In fact, he purchased many pieces specifically with this destination in mind, eventually giving sixty-three pieces to Nashville. These works, all oils on canvas, dating 1765-1923, are housed permanently in the Parthenon and bare the name of its generous donor – the Cowan Collection.

A distinguishing characteristic of this collection is that all of the work was done by American artists. Fifty-seven artists are represented in the collection, most of which dates late 19th and early 20th centuries. Almost all of the artists represented were also members of the National Academy of Design, a prestigious artists’ league of the time. Within the collection, many connections occur among the artists as among their paintings.

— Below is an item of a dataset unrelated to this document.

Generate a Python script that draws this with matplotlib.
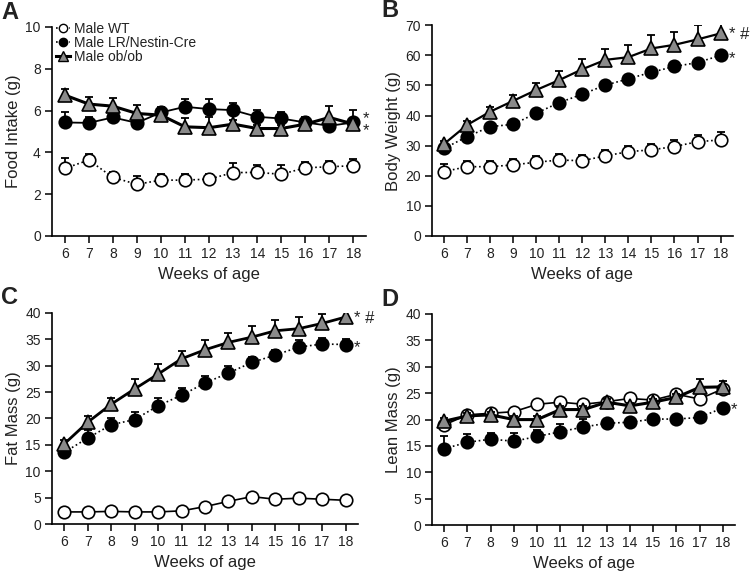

A common theme found in most of the paintings is Impressionism. Impressionism was a school of painting introduced by the French in the first Impressionism Exhibition held in Paris in 1874. It was an attempt using pure color to imitate light. Many of the artists in this collection studied in Paris during their careers. Within the collection can be found many secondary artist alliances including the Hudson River School, the Luminists, the Symbolists, Barbizon School influences, and Nabis influences.

The primary concentration in the collection is fifty-one landscapes, including many plein-air paintings (done on location) and four seascapes which emphasize an undulating ocean and coast; a difficult and unusual subject matter. There are eight portraits in the collection, all of which the subject of the portrait is anonymous.

Generally, there is one work by each artist in the collection, so in looking you can learn something of the man who formed this collection by his choices. We see a man who was taken with the landscape in its more unrefined form, and had a diverse and unusual interest in figure paintings. This is a fine collection of American art and we are indeed fortunate to have it here in Nashville.